As in all of Wouk’s works there is plenty of insightful humor present on the human condition and the foolish foibles of human beings, even of paragons of faith and religious observance. After all, Wouk was one of the gag writers for the famous radio comedian of seventy years ago in the United States, Fred Allen. But Wouk’s primary influence on me stems not from his written words, engaging and talented as they are, but rather from a speech that he delivered over sixty years ago to a banquet of the Hebrew Theological College in Chicago, a banquet I attended (but did not have a place setting or food there). He had just received fame as prizewinning author and playwright and was outed to the general American public as somehow being a practicing Orthodox Jew. In those days such a successful American Jew who still observed the Sabbath and ate only kosher food was a rarity. And his speech at that banquet was masterful in delivery and content.
He predicted the wave of assimilation that would overtake American Jewry in the coming decades and warned that if there were no spirituality or traditional observance, no love of Torah or of Israel present in the coming generations they were doomed to disappear from Jewish life and history. I had never heard anyone put forth the case for traditional Jewish life and values so ably and bluntly. I said thank you to him after the speech as I stood in line at the dais with hundreds of others, many of whom asked him to sign copies of his book that they had brought along. The speech inspired me then and continues to inspire me now. It strengthened my then youthful and perhaps even naïve belief that Orthodoxy was the only way to go even in America and that I should somehow contribute to its defense and growth.

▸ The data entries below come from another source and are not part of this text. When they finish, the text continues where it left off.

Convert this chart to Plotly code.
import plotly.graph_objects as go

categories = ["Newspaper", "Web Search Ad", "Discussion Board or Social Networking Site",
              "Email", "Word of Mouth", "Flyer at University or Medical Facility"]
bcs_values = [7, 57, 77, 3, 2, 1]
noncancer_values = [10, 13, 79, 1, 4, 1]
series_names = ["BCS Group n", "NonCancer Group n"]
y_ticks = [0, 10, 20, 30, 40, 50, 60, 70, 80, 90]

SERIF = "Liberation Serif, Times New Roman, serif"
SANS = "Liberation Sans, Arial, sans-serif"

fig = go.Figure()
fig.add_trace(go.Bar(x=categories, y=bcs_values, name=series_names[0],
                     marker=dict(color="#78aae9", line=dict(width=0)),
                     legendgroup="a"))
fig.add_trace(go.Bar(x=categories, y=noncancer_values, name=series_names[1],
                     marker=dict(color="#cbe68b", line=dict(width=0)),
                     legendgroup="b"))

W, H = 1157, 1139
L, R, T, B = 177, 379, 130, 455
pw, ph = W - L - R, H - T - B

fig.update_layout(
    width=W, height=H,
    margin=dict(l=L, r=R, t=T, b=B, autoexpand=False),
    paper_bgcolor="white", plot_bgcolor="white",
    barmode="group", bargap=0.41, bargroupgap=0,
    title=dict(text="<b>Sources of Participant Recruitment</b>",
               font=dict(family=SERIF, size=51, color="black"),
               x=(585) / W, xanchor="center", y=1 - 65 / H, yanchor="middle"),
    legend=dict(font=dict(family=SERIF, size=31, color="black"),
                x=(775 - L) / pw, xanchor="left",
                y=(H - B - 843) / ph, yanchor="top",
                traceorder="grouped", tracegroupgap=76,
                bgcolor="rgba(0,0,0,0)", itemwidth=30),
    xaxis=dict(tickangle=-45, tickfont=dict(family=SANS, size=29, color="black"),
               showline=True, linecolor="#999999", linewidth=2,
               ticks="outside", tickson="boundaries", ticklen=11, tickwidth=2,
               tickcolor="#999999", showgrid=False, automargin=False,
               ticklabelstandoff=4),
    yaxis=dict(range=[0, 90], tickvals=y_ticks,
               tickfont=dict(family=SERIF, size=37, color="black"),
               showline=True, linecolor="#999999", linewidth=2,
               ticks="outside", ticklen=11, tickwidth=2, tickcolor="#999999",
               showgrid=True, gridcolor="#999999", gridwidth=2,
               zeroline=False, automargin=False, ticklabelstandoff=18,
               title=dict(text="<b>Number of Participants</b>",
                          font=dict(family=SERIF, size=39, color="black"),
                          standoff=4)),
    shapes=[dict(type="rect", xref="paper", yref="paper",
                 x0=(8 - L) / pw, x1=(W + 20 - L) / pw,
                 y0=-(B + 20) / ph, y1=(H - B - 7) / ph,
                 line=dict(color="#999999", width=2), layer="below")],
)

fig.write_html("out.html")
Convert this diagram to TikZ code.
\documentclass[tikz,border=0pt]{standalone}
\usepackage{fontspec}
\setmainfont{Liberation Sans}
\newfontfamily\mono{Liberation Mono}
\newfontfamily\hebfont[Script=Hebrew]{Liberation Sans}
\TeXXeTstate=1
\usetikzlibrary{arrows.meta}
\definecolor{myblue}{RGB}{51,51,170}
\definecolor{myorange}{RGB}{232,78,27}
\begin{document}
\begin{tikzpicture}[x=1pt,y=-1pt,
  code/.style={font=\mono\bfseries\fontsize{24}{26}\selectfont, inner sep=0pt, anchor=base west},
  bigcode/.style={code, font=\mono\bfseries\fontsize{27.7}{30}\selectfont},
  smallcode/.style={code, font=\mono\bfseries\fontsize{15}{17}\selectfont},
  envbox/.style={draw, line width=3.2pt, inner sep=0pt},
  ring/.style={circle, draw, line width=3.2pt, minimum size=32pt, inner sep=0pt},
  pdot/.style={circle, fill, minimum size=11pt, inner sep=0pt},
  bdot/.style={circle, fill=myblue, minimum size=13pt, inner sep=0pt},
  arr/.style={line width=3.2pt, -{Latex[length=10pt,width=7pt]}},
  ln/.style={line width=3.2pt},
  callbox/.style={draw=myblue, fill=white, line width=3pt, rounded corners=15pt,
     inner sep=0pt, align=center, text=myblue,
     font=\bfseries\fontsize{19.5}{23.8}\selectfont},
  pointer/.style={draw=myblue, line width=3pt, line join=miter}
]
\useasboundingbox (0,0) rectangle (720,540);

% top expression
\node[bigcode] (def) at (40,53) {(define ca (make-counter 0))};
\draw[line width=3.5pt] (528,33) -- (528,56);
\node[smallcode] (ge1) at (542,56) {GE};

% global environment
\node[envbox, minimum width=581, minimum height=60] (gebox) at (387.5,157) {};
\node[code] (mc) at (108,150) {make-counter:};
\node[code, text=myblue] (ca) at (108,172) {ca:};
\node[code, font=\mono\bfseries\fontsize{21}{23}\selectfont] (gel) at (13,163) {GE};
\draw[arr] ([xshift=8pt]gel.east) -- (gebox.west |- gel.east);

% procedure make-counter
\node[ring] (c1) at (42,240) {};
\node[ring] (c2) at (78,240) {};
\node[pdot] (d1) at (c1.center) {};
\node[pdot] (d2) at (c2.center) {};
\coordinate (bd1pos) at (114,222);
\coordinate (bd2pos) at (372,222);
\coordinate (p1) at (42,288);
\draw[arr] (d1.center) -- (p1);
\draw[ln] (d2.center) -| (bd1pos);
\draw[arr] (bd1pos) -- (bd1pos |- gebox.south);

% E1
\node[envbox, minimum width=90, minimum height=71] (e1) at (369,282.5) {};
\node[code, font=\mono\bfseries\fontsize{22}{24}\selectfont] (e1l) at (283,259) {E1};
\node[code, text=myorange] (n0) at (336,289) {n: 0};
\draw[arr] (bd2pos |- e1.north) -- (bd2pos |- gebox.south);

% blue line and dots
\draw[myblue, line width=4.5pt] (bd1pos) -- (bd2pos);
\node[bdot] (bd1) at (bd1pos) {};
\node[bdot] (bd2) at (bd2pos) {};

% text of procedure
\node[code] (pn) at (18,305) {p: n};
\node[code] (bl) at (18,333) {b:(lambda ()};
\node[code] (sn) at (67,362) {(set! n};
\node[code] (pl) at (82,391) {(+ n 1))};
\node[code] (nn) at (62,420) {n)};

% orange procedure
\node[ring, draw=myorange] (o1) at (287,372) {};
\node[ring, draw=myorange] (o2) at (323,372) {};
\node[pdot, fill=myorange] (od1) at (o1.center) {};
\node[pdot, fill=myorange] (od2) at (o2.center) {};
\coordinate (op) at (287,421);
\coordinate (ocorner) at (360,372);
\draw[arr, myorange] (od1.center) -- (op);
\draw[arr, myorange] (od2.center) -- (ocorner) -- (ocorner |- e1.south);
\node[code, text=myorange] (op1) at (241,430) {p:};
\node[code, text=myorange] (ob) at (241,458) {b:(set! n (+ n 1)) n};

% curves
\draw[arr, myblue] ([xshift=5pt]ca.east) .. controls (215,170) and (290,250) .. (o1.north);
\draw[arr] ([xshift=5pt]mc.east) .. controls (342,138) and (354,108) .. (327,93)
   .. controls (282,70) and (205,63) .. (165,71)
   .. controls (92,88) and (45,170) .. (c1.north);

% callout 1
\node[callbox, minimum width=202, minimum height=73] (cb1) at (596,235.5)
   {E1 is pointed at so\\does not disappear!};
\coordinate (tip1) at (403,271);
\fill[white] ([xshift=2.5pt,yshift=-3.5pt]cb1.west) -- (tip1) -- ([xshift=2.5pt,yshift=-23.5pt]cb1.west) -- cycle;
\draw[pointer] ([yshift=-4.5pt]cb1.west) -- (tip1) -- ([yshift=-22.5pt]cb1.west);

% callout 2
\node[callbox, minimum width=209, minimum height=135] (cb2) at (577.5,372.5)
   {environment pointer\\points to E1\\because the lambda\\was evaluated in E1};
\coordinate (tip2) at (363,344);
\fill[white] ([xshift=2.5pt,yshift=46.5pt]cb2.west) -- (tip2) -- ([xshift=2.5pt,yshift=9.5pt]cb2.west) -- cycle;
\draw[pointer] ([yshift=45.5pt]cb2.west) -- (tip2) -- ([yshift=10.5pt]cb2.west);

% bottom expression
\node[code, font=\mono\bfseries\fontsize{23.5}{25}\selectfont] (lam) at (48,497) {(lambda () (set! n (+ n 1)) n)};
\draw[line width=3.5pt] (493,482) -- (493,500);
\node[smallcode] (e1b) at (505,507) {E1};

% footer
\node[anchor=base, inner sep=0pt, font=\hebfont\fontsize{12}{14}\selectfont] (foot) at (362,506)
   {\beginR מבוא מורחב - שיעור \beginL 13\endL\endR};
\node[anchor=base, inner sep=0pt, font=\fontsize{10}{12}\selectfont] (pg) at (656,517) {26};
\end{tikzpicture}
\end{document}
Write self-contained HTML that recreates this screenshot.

I met Wouk again at a Sabbath synagogue in Palm Springs, California where he then resided. And I met him for a third time in Yemin Moshe in Jerusalem where he owned a home and partially resided. He had vaguely heard of me and was courteous to me. I reminded him of his speech in long ago Chicago and he ruefully smiled and said: “them were the days!” And I thanked him for writing the seminal “This Is My God,” a book that I have used and given to others countless times in my long rabbinic experience and career. This book, above all others that he has penned will surely stand the test of time and changing literary tastes and forms.
At the conclusion of The Lawgiver, Wouk has written an epilogue about the characters in this novel. In concluding the epilogue itself Wouk wrote a beautiful, heart-wrenching farewell to his wife. He wrote: “We shared our time under the sun for sixty-three years, during which I did all my literary work. Before we met I wrote nothing that mattered. Whoever reads a book by Herman Wouk will be reading art deeply infused with her self-effacing and incisive brilliance, books composed during a long literary career managed by her common sense, with which I am sparsely endowed.
Here is Betty Sarah Wouk, the girl I met by God’s grace in 1944, a Phi Bete and an enchantment, working in Navy personnel. She rests in peace beside our firstborn son, who accidentally died in Mexico when almost five years old. My place at Abe’s other side awaits me in God’s good time.”